((

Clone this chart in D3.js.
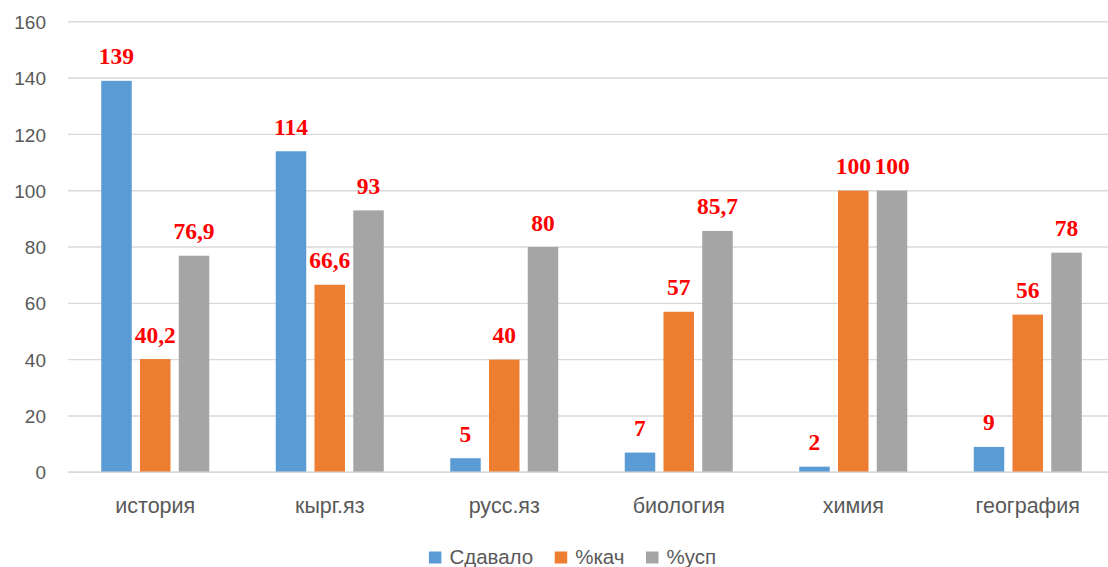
<!DOCTYPE html>
<html><head><meta charset="utf-8">
<script src="https://cdn.jsdelivr.net/npm/d3@7"></script>
<style>body{margin:0;background:#fff}svg{display:block}</style>
</head><body>
<svg id="c" width="1108" height="567"></svg>
<script>
const categories = ["история","кырг.яз","русс.яз","биология","химия","география"];
const seriesNames = ["Сдавало","%кач","%усп"];
const sdavalo = [139,114,5,7,2,9];
const kach = [40.2,66.6,40,57,100,56];
const usp = [76.9,93,80,85.7,100,78];
const yTicks = [0,20,40,60,80,100,120,140,160];
const colors = ["#5B9BD5","#ED7D31","#A5A5A5"];
const seriesValues = [sdavalo,kach,usp];

const svg = d3.select("#c");
const sansFont = "'Liberation Sans', Arial, sans-serif";
const x0 = d3.scaleBand().domain(categories).range([68,1115]).paddingInner(0).paddingOuter(0);
const x1 = d3.scaleBand().domain(seriesNames).range([0,x0.bandwidth()]).paddingInner(0.213).paddingOuter(0.858);
const y = d3.scaleLinear().domain([0,160]).range([472.3,21.7]);

// gridlines
svg.append("g").selectAll("line").data(yTicks).join("line")
  .attr("x1",68).attr("x2",1115)
  .attr("y1",d=>y(d)).attr("y2",d=>y(d))
  .attr("stroke","#D9D9D9").attr("stroke-width",1.4);

// y axis labels
const yAxis = d3.axisLeft(y).tickValues(yTicks).tickSize(0).tickPadding(0);
const ya = svg.append("g").attr("transform","translate(46,0)").call(yAxis);
ya.select(".domain").remove();
ya.selectAll("text").attr("font-family",sansFont).attr("font-size",19).attr("fill","#595959").attr("dy","0.35em");

// bars
const rows = categories.map((c,i)=>({c, vals: seriesNames.map((s,j)=>({s, v: seriesValues[j][i], j}))}));
const groups = svg.append("g").selectAll("g").data(rows).join("g")
  .attr("transform",d=>`translate(${x0(d.c)},0)`);
groups.selectAll("rect").data(d=>d.vals).join("rect")
  .attr("x",d=>x1(d.s)).attr("width",x1.bandwidth())
  .attr("y",d=>y(d.v)).attr("height",d=>y(0)-y(d.v))
  .attr("fill",d=>colors[d.j]);
groups.selectAll("text").data(d=>d.vals).join("text")
  .attr("x",d=>x1(d.s)+x1.bandwidth()/2).attr("y",d=>y(d.v)-16.5)
  .attr("text-anchor","middle")
  .attr("font-family","'Liberation Serif', 'Times New Roman', serif")
  .attr("font-weight","bold").attr("font-size",23.5).attr("fill","#FF0000")
  .text(d=>String(d.v).replace(".",","));

// baseline axis
svg.append("line").attr("x1",68).attr("x2",1115).attr("y1",y(0)).attr("y2",y(0))
  .attr("stroke","#D9D9D9").attr("stroke-width",1.4);

// x axis labels
const xAxis = d3.axisBottom(x0).tickSize(0).tickPadding(0);
const xa = svg.append("g").attr("transform","translate(0,512.5)").call(xAxis);
xa.select(".domain").remove();
xa.selectAll("text").attr("font-family",sansFont).attr("font-size",21.5).attr("fill","#595959").attr("dy",0);

// legend
const lg = svg.append("g");
const items = lg.selectAll("g").data(seriesNames).join("g");
items.append("rect").attr("width",12.5).attr("height",12).attr("y",551.5).attr("fill",(d,i)=>colors[i]);
items.append("text").attr("x",20.5).attr("y",563.5).text(d=>d)
  .attr("font-family",sansFont).attr("font-size",20.5).attr("fill","#595959");
let xpos = 0; const pos=[];
items.each(function(d,i){ const w = d3.select(this).select("text").node().getComputedTextLength(); pos.push(xpos); xpos += 20.5 + w + 21.5; });
const total = xpos - 21.5;
const start = 572.5 - total/2;
items.attr("transform",(d,i)=>`translate(${start+pos[i]},0)`);
</script>
</body></html>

))

--- WHAT YOU ARE ASKED TO DO ---
Repeat the material above verbatim. Leave the pictures behind.

--- WRITTEN SOLUTION ---
Clone this chart in D3.js.
<!DOCTYPE html>
<html><head><meta charset="utf-8">
<script src="https://cdn.jsdelivr.net/npm/d3@7"></script>
<style>body{margin:0;background:#fff}svg{display:block}</style>
</head><body>
<svg id="c" width="1108" height="567"></svg>
<script>
const categories = ["история","кырг.яз","русс.яз","биология","химия","география"];
const seriesNames = ["Сдавало","%кач","%усп"];
const sdavalo = [139,114,5,7,2,9];
const kach = [40.2,66.6,40,57,100,56];
const usp = [76.9,93,80,85.7,100,78];
const yTicks = [0,20,40,60,80,100,120,140,160];
const colors = ["#5B9BD5","#ED7D31","#A5A5A5"];
const seriesValues = [sdavalo,kach,usp];

const svg = d3.select("#c");
const sansFont = "'Liberation Sans', Arial, sans-serif";
const x0 = d3.scaleBand().domain(categories).range([68,1115]).paddingInner(0).paddingOuter(0);
const x1 = d3.scaleBand().domain(seriesNames).range([0,x0.bandwidth()]).paddingInner(0.213).paddingOuter(0.858);
const y = d3.scaleLinear().domain([0,160]).range([472.3,21.7]);

// gridlines
svg.append("g").selectAll("line").data(yTicks).join("line")
  .attr("x1",68).attr("x2",1115)
  .attr("y1",d=>y(d)).attr("y2",d=>y(d))
  .attr("stroke","#D9D9D9").attr("stroke-width",1.4);

// y axis labels
const yAxis = d3.axisLeft(y).tickValues(yTicks).tickSize(0).tickPadding(0);
const ya = svg.append("g").attr("transform","translate(46,0)").call(yAxis);
ya.select(".domain").remove();
ya.selectAll("text").attr("font-family",sansFont).attr("font-size",19).attr("fill","#595959").attr("dy","0.35em");

// bars
const rows = categories.map((c,i)=>({c, vals: seriesNames.map((s,j)=>({s, v: seriesValues[j][i], j}))}));
const groups = svg.append("g").selectAll("g").data(rows).join("g")
  .attr("transform",d=>`translate(${x0(d.c)},0)`);
groups.selectAll("rect").data(d=>d.vals).join("rect")
  .attr("x",d=>x1(d.s)).attr("width",x1.bandwidth())
  .attr("y",d=>y(d.v)).attr("height",d=>y(0)-y(d.v))
  .attr("fill",d=>colors[d.j]);
groups.selectAll("text").data(d=>d.vals).join("text")
  .attr("x",d=>x1(d.s)+x1.bandwidth()/2).attr("y",d=>y(d.v)-16.5)
  .attr("text-anchor","middle")
  .attr("font-family","'Liberation Serif', 'Times New Roman', serif")
  .attr("font-weight","bold").attr("font-size",23.5).attr("fill","#FF0000")
  .text(d=>String(d.v).replace(".",","));

// baseline axis
svg.append("line").attr("x1",68).attr("x2",1115).attr("y1",y(0)).attr("y2",y(0))
  .attr("stroke","#D9D9D9").attr("stroke-width",1.4);

// x axis labels
const xAxis = d3.axisBottom(x0).tickSize(0).tickPadding(0);
const xa = svg.append("g").attr("transform","translate(0,512.5)").call(xAxis);
xa.select(".domain").remove();
xa.selectAll("text").attr("font-family",sansFont).attr("font-size",21.5).attr("fill","#595959").attr("dy",0);

// legend
const lg = svg.append("g");
const items = lg.selectAll("g").data(seriesNames).join("g");
items.append("rect").attr("width",12.5).attr("height",12).attr("y",551.5).attr("fill",(d,i)=>colors[i]);
items.append("text").attr("x",20.5).attr("y",563.5).text(d=>d)
  .attr("font-family",sansFont).attr("font-size",20.5).attr("fill","#595959");
let xpos = 0; const pos=[];
items.each(function(d,i){ const w = d3.select(this).select("text").node().getComputedTextLength(); pos.push(xpos); xpos += 20.5 + w + 21.5; });
const total = xpos - 21.5;
const start = 572.5 - total/2;
items.attr("transform",(d,i)=>`translate(${start+pos[i]},0)`);
</script>
</body></html>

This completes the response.